Sports aren’t just about the score. They’re about momentum, emotion, and narrative. A 10-point lead in the first quarter means nothing, but the same lead with two minutes left feels inevitable. Most AI systems treat games as static data streams. We wanted to build something that actually feels the game.

That’s where this project started: could an AI watch a live game, understand what’s happening in context, and respond the way a real fan would, instantly, emotionally, and with personality?

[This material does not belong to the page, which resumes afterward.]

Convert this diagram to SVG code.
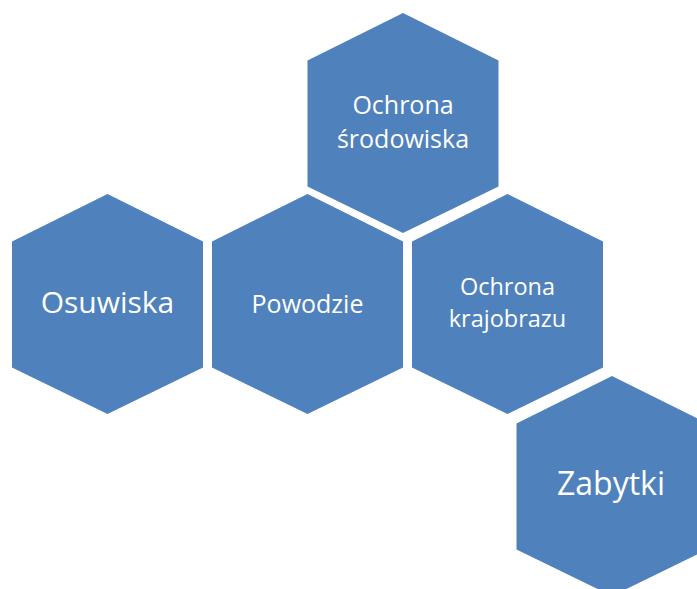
<svg xmlns="http://www.w3.org/2000/svg" xmlns:xlink="http://www.w3.org/1999/xlink" width="697" height="589" viewBox="0 0 697 589">
<style>
  .hex { fill: #4F81BD; }
  .lbl { fill: #FFFFFF; font-family: "Open Sans", "Liberation Sans", sans-serif; text-anchor: middle; }
</style>
<defs>
  <polygon id="hexshape" points="0,0 95.5,47.5 95.5,173.5 0,220 -95.5,173.5 -95.5,47.5"/>
</defs>
<rect width="697" height="589" fill="#FFFFFF"/>
<g id="connectors"></g>
<g id="ochrona-srodowiska">
  <use xlink:href="#hexshape" href="#hexshape" class="hex" x="403" y="13"/>
  <text class="lbl" font-size="25"><tspan x="403" y="114">Ochrona</tspan><tspan x="403" y="148">środowiska</tspan></text>
</g>
<g id="osuwiska">
  <use xlink:href="#hexshape" href="#hexshape" class="hex" x="107.5" y="194"/>
  <text class="lbl" x="107.5" y="313" font-size="30">Osuwiska</text>
</g>
<g id="powodzie">
  <use xlink:href="#hexshape" href="#hexshape" class="hex" x="307.5" y="194"/>
  <text class="lbl" x="307.5" y="313" font-size="25">Powodzie</text>
</g>
<g id="ochrona-krajobrazu">
  <use xlink:href="#hexshape" href="#hexshape" class="hex" x="507.5" y="194"/>
  <text class="lbl" font-size="23.5"><tspan x="507.5" y="295">Ochrona</tspan><tspan x="507.5" y="327">krajobrazu</tspan></text>
</g>
<g id="zabytki">
  <use xlink:href="#hexshape" href="#hexshape" class="hex" x="612" y="376"/>
  <text class="lbl" x="611" y="495" font-size="32">Zabytki</text>
</g>
</svg>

We built an agentic system that monitors live sports data, interprets game state (score, time, momentum shifts, clutch moments), and generates contextual trash talk in real time. Instead of a single prompt-response model, the system follows a loop: it decides what information it needs, fetches it through APIs, evaluates the situation, and then produces a response calibrated to the moment. A blowout, a comeback, and a last-second collapse all trigger fundamentally different tones.

One of the biggest challenges was defining “momentum” in a way that actually reflects how people perceive games. Raw score differences weren’t enough. We had to factor in time remaining and scoring runs.

A key constraint we had to work around was cost and efficiency. External APIs and language models aren’t free, and naïve implementations can burn through tokens extremely quickly. That forced us to be intentional about every call the system makes. We reduced unnecessary API requests, structured context to be as compact as possible, and used lightweight models when full reasoning wasn’t needed.